PROBLEM DETAILS:
Your output must consist solely of the lines from the "Clone this chart in Altair." line through the "import pandas as pd" line, exactly as written, without images.

DATA IN THIS EXERCISE:
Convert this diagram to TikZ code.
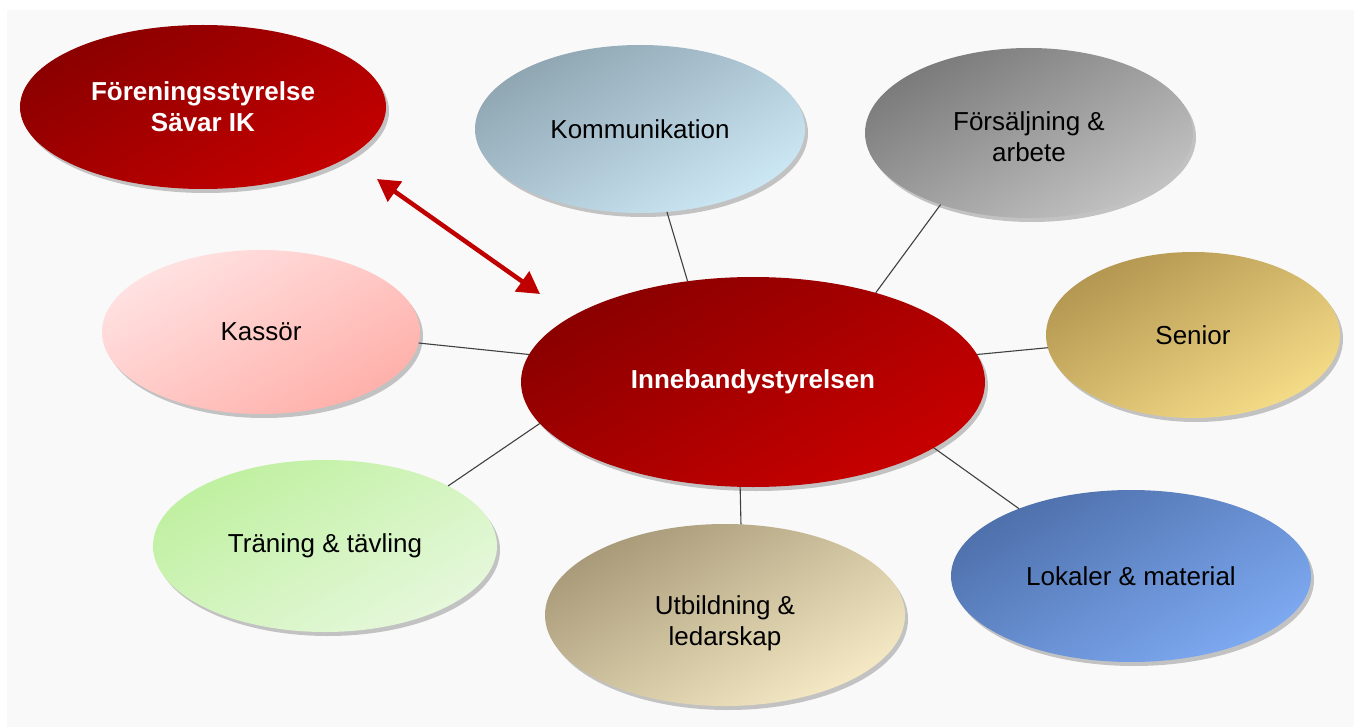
\documentclass[tikz,border=0pt]{standalone}
\usepackage{fontspec}
\setmainfont{Liberation Sans}
\usetikzlibrary{shapes.geometric,shadows,arrows.meta}
\definecolor{bgray}{HTML}{F9F9F9}
\definecolor{arrred}{HTML}{C00000}
\definecolor{linegray}{HTML}{404040}
\definecolor{fsA}{HTML}{8A0000}\definecolor{fsB}{HTML}{C40000}
\definecolor{koA}{HTML}{8FA5B2}\definecolor{koB}{HTML}{CDE8F5}
\definecolor{foA}{HTML}{7A7A7A}\definecolor{foB}{HTML}{C2C2C2}
\definecolor{kaA}{HTML}{FFE2E2}\definecolor{kaB}{HTML}{FFB0AA}
\definecolor{seA}{HTML}{B39650}\definecolor{seB}{HTML}{F5DC88}
\definecolor{trA}{HTML}{BFF0A0}\definecolor{trB}{HTML}{E6F8DC}
\definecolor{utA}{HTML}{A89A78}\definecolor{utB}{HTML}{F6EAC6}
\definecolor{loA}{HTML}{4E70AB}\definecolor{loB}{HTML}{7EAAF2}
\definecolor{inA}{HTML}{8A0000}\definecolor{inB}{HTML}{C80000}
\tikzset{
  bubble/.style={ellipse, inner sep=0pt, outer sep=0pt, align=center,
    font=\fontsize{26}{31}\selectfont,
    drop shadow={shadow xshift=3pt, shadow yshift=-4pt, opacity=0.22, fill=black}},
  grad/.style n args={2}{top color=#1, bottom color=#2, shading angle=30},
  conn/.style={draw=linegray, line width=1.1pt},
  lbl/.style={align=center, font=\fontsize{26}{31}\selectfont},
}
\begin{document}
\begin{tikzpicture}[x=1pt,y=-1pt]
\fill[white] (0,0) rectangle (1354,727);
\fill[bgray] (7,10) rectangle (1354,727);
\useasboundingbox (0,0) rectangle (1354,727);

\node[bubble, grad={fsA}{fsB}, minimum width=366pt, minimum height=164pt,
  text=white, font=\fontsize{26}{31}\selectfont\bfseries] (fs) at (203,107) {Föreningsstyrelse\\Sävar IK};
\node[bubble, grad={koA}{koB}, minimum width=330pt, minimum height=168pt] (komm) at (640,129) {Kommunikation};
\node[bubble, grad={foA}{foB}, minimum width=328pt, minimum height=170pt,
  label={[lbl, yshift=-4pt]center:Försäljning \&\\arbete}] (fors) at (1029,133) {};
\node[bubble, grad={kaA}{kaB}, minimum width=318pt, minimum height=164pt] (kass) at (261,332) {Kassör};
\node[bubble, grad={seA}{seB}, minimum width=294pt, minimum height=166pt] (sen) at (1193,335) {Senior};
\node[bubble, grad={trA}{trB}, minimum width=344pt, minimum height=172pt] (tran) at (325,546) {Träning \& tävling};
\node[bubble, grad={utA}{utB}, minimum width=360pt, minimum height=182pt,
  label={[lbl, yshift=-8pt]center:Utbildning \&\\ledarskap}] (utb) at (725,615) {};
\node[bubble, grad={loA}{loB}, minimum width=360pt, minimum height=172pt] (lok) at (1131,576) {Lokaler \& material};
\node[bubble, grad={inA}{inB}, minimum width=464pt, minimum height=210pt,
  text=white, font=\fontsize{26}{31}\selectfont\bfseries] (inn) at (753,382) {Innebandystyrelsen};

\draw[conn] (inn.123.3) -- (komm.288);
\draw[conn] (inn.36) -- (fors.219.2);
\draw[conn] (inn.173.2) -- (kass.-4.7);
\draw[conn] (inn.7) -- (sen.185.9);
\draw[conn] (inn.191.1) -- (tran.26.6);
\draw[conn] (inn.263.5) -- (utb.80);
\draw[conn] (inn.340.5) -- (lok.149.9);

\coordinate (aS) at (377,179);
\coordinate (aE) at (540,294);
\draw[arrred, line width=4.5pt, {Triangle[length=22pt,width=24pt]}-{Triangle[length=22pt,width=24pt]}] (aS) -- (aE);
\end{tikzpicture}
\end{document}
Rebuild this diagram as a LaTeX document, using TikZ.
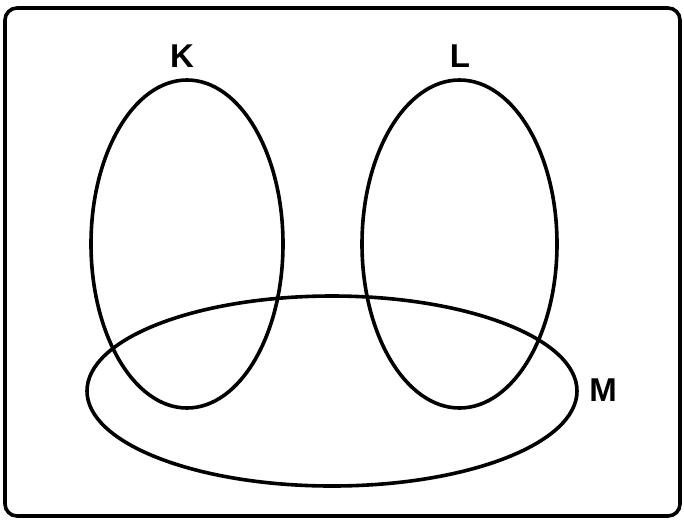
\documentclass[tikz,border=0pt]{standalone}
\usepackage{fontspec}
\setmainfont{Liberation Sans}
\begin{document}
\begin{tikzpicture}[x=1pt, y=-1pt, line width=3.6pt,
                    setlabel/.style={font=\bfseries\fontsize{33}{40}\selectfont, inner sep=0pt}]
  \useasboundingbox (0,0) rectangle (684,523);
  \draw[rounded corners=12pt] (5,8) rectangle (680,516);
  % sets
  \draw (187,244) ellipse [x radius=96, y radius=164];
  \draw (459.5,244) ellipse [x radius=97.5, y radius=164];
  \draw (332,391) ellipse [x radius=245, y radius=95];
  % labels
  \node[setlabel] (K) at (182,56) {K};
  \node[setlabel] (L) at (460,56) {L};
  \node[setlabel] (M) at (603,390) {M};
\end{tikzpicture}
\end{document}
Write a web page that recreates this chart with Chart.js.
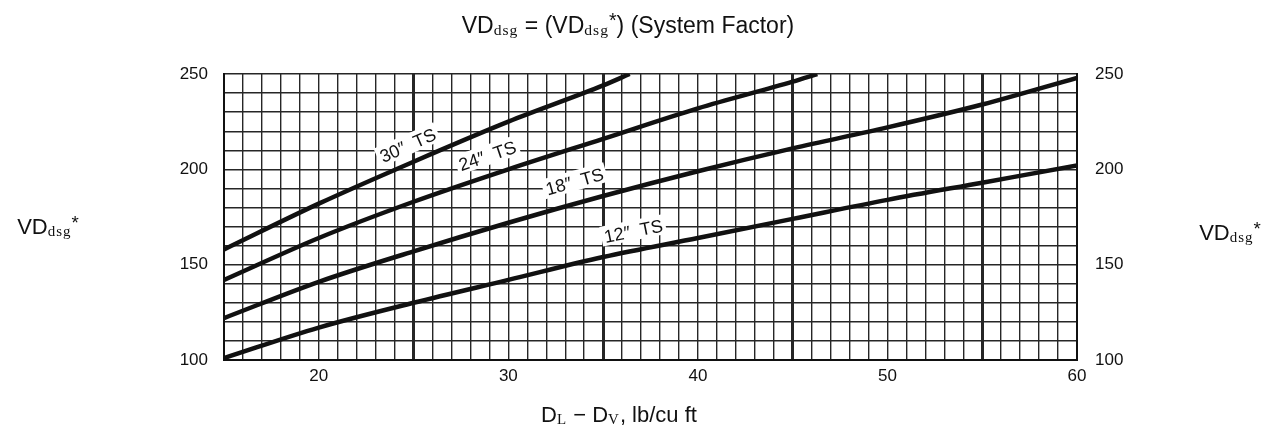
<!DOCTYPE html>
<html>
<head>
<meta charset="utf-8">
<script src="https://cdn.jsdelivr.net/npm/chart.js@4"></script>
<style>
    html, body { margin: 0; padding: 0; background: #fff; }
    #wrap { position: relative; width: 1276px; height: 431px; overflow: hidden; }
    #chart { position: absolute; left: 0; top: 0; }
    .lbl { position: absolute; transform: translate(-50%, -50%); white-space: nowrap;
           font-family: 'Liberation Sans', Arial, sans-serif; color: #111; }
    .sub { font-family: 'Liberation Serif', serif; font-size: 0.68em; letter-spacing: 1px; vertical-align: -0.15em; }
    .star { font-size: 0.85em; vertical-align: 0.3em; }
    #title { left: 628px; top: 24px; font-size: 23px; }
    #yTitleL { left: 48px; top: 226px; font-size: 22px; }
    #yTitleR { left: 1230px; top: 232px; font-size: 22px; }
    #xTitle { left: 619px; top: 415px; font-size: 22px; }
</style>
</head>
<body>
<div id="wrap">
    <canvas id="chart" width="1276" height="431"></canvas>
    <div class="lbl" id="title">VD<span class="sub">dsg</span> = (VD<span class="sub">dsg</span><span class="star">*</span>) (System Factor)</div>
    <div class="lbl" id="yTitleL">VD<span class="sub">dsg</span><span class="star">*</span></div>
    <div class="lbl" id="yTitleR">VD<span class="sub">dsg</span><span class="star">*</span></div>
    <div class="lbl" id="xTitle">D<span class="sub">L</span> − D<span class="sub">V</span>, lb/cu ft</div>
</div>
<script>
// DL - DV, lb/cu ft  vs  VDdsg*
const x12 = [15, 20, 25, 30, 35, 40, 45, 50, 55, 60];
const ts12 = [101, 117, 130, 142, 154, 164, 174, 184, 193, 202];

const x18 = [15, 20, 25, 30, 35, 40, 45, 50, 55, 60];
const ts18 = [122, 141, 157, 172, 186, 199, 211, 222, 234, 248];

const x24 = [15, 20, 25, 30, 35, 40, 45, 46.3];
const ts24 = [142, 164, 183, 200, 216, 232, 246, 250];

const x30 = [15, 20, 25, 30, 35, 36.4];
const ts30 = [158, 182, 204, 225, 244, 250];

const xTickLabels = [20, 30, 40, 50, 60];
const yTickLabels = [100, 150, 200, 250];
const boldXLines = [25, 35, 45, 55];

// curve captions: text, dataset index, centre (x, y) in data units
const captionText = ['30″  TS', '24″  TS', '18″  TS', '12″  TS'];
const captionSeries = [0, 1, 2, 3];
const captionX = [24.7, 28.9, 33.5, 36.6];
const captionY = [212.5, 207, 193.5, 167.5];

function toPoints(xs, ys) {
    return xs.map((v, i) => ({ x: v, y: ys[i] }));
}

function curve(xs, ys) {
    return {
        data: toPoints(xs, ys),
        borderColor: '#111',
        borderWidth: 4.5,
        pointRadius: 0,
        fill: false,
        cubicInterpolationMode: 'monotone'
    };
}

const captionPlugin = {
    id: 'captions',
    afterDatasetsDraw(chart) {
        const ctx = chart.ctx;
        const xs = chart.scales.x;
        const ys = chart.scales.y;
        ctx.save();
        ctx.font = '18px "Liberation Sans", Arial, sans-serif';
        ctx.textAlign = 'center';
        ctx.textBaseline = 'middle';
        captionText.forEach((text, i) => {
            const pts = chart.data.datasets[captionSeries[i]].data;
            // slope of the curve near the caption, in pixels
            let k = 0;
            while (k < pts.length - 2 && pts[k + 1].x < captionX[i]) k++;
            const dx = xs.getPixelForValue(pts[k + 1].x) - xs.getPixelForValue(pts[k].x);
            const dy = ys.getPixelForValue(pts[k + 1].y) - ys.getPixelForValue(pts[k].y);
            const angle = Math.atan2(dy, dx);
            const px = xs.getPixelForValue(captionX[i]);
            const py = ys.getPixelForValue(captionY[i]);
            const w = ctx.measureText(text).width + 6;
            ctx.save();
            ctx.translate(px, py);
            ctx.rotate(angle);
            ctx.fillStyle = '#fff';
            ctx.fillRect(-w / 2, -11, w, 20);
            ctx.fillStyle = '#111';
            ctx.fillText(text, 0, 1);
            ctx.restore();
        });
        ctx.restore();
    }
};

Chart.defaults.font.family = '"Liberation Sans", Arial, sans-serif';
Chart.defaults.font.size = 17;
Chart.defaults.color = '#111';

const gridColor = '#262626';

new Chart(document.getElementById('chart'), {
    type: 'line',
    data: {
        datasets: [curve(x30, ts30), curve(x24, ts24), curve(x18, ts18), curve(x12, ts12)]
    },
    options: {
        responsive: false,
        animation: false,
        layout: { padding: { top: 74, left: 0, right: 0, bottom: 0 } },
        plugins: {
            legend: { display: false },
            tooltip: { enabled: false },
            title: { display: false }
        },
        scales: {
            x: {
                type: 'linear',
                min: 15,
                max: 60,
                afterFit: (scale) => { scale.height = 71; },
                border: { display: true, color: '#111', width: 2 },
                grid: {
                    drawTicks: false,
                    color: gridColor,
                    lineWidth: (c) => boldXLines.includes(c.tick && c.tick.value) ? 3 : 1.4
                },
                ticks: {
                    stepSize: 1,
                    autoSkip: false,
                    maxRotation: 0,
                    padding: 6,
                    callback: (v) => xTickLabels.includes(v) ? String(v) : ''
                }
            },
            y: {
                type: 'linear',
                min: 100,
                max: 250,
                afterFit: (scale) => { scale.width = 224; },
                border: { display: true, color: '#111', width: 2 },
                grid: { drawTicks: false, color: gridColor, lineWidth: 1.4 },
                ticks: {
                    stepSize: 10,
                    autoSkip: false,
                    padding: 16,
                    callback: (v) => yTickLabels.includes(v) ? String(v) : ''
                }
            },
            y2: {
                type: 'linear',
                position: 'right',
                min: 100,
                max: 250,
                afterFit: (scale) => { scale.width = 199; },
                border: { display: true, color: '#111', width: 2 },
                grid: { display: false, drawTicks: false },
                ticks: {
                    stepSize: 10,
                    autoSkip: false,
                    padding: 18,
                    callback: (v) => yTickLabels.includes(v) ? String(v) : ''
                }
            }
        }
    },
    plugins: [captionPlugin]
});
</script>
</body>
</html>
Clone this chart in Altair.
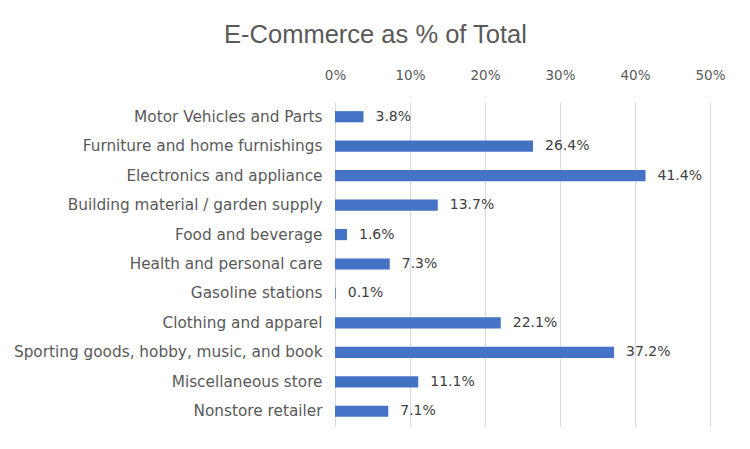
import altair as alt
import pandas as pd

categories = [
    "Motor Vehicles and Parts",
    "Furniture and home furnishings",
    "Electronics and appliance",
    "Building material / garden supply",
    "Food and beverage",
    "Health and personal care",
    "Gasoline stations",
    "Clothing and apparel",
    "Sporting goods, hobby, music, and book",
    "Miscellaneous store",
    "Nonstore retailer",
]
values = [3.8, 26.4, 41.4, 13.7, 1.6, 7.3, 0.1, 22.1, 37.2, 11.1, 7.1]

df = pd.DataFrame({"cat": categories, "val": [v / 100 for v in values]})
df["label"] = [f"{v:.1f}%" for v in values]

FONT = "DejaVu Sans, sans-serif"
TFONT = "Liberation Sans, sans-serif"

y = alt.Y("cat:N", sort=categories, title=None,
          scale=alt.Scale(paddingInner=0.62, paddingOuter=0.31),
          axis=alt.Axis(domain=False, ticks=False, labelPadding=13, labelFontSize=15.3,
                        labelColor="#595959", labelFont=FONT, labelLimit=400))
x = alt.X("val:Q", title=None, scale=alt.Scale(domain=[0, 0.5], nice=False),
          axis=alt.Axis(orient="top", format=".0%", values=[0, 0.1, 0.2, 0.3, 0.4, 0.5],
                        domain=False, ticks=False, labelPadding=20, labelFontSize=13.5,
                        labelColor="#595959", labelFont=FONT, gridColor="#d9d9d9",
                        labelFlush=False))

bars = alt.Chart(df).mark_bar(color="#4472C4").encode(x=x, y=y)
text = alt.Chart(df).mark_text(align="left", dx=12, fontSize=14, color="#404040",
                               font=FONT).encode(x="val:Q", y=alt.Y("cat:N", sort=categories),
                                                 text="label:N")

chart = (bars + text).properties(
    width=375, height=324,
    title=alt.TitleParams("E-Commerce as % of Total", fontSize=25.5, font=TFONT,
                          fontWeight="normal", color="#595959", anchor="middle",
                          offset=20, dx=-147),
    autosize=alt.AutoSizeParams(type="none"),
    padding={"left": 335, "top": 102, "right": 40, "bottom": 23},
    background="white",
).configure_view(stroke=None)

chart.save("out.html", embed_options={"renderer": "svg", "actions": False})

SOLUTION TO THIS PROBLEM:
Clone this chart in Altair.
import altair as alt
import pandas as pd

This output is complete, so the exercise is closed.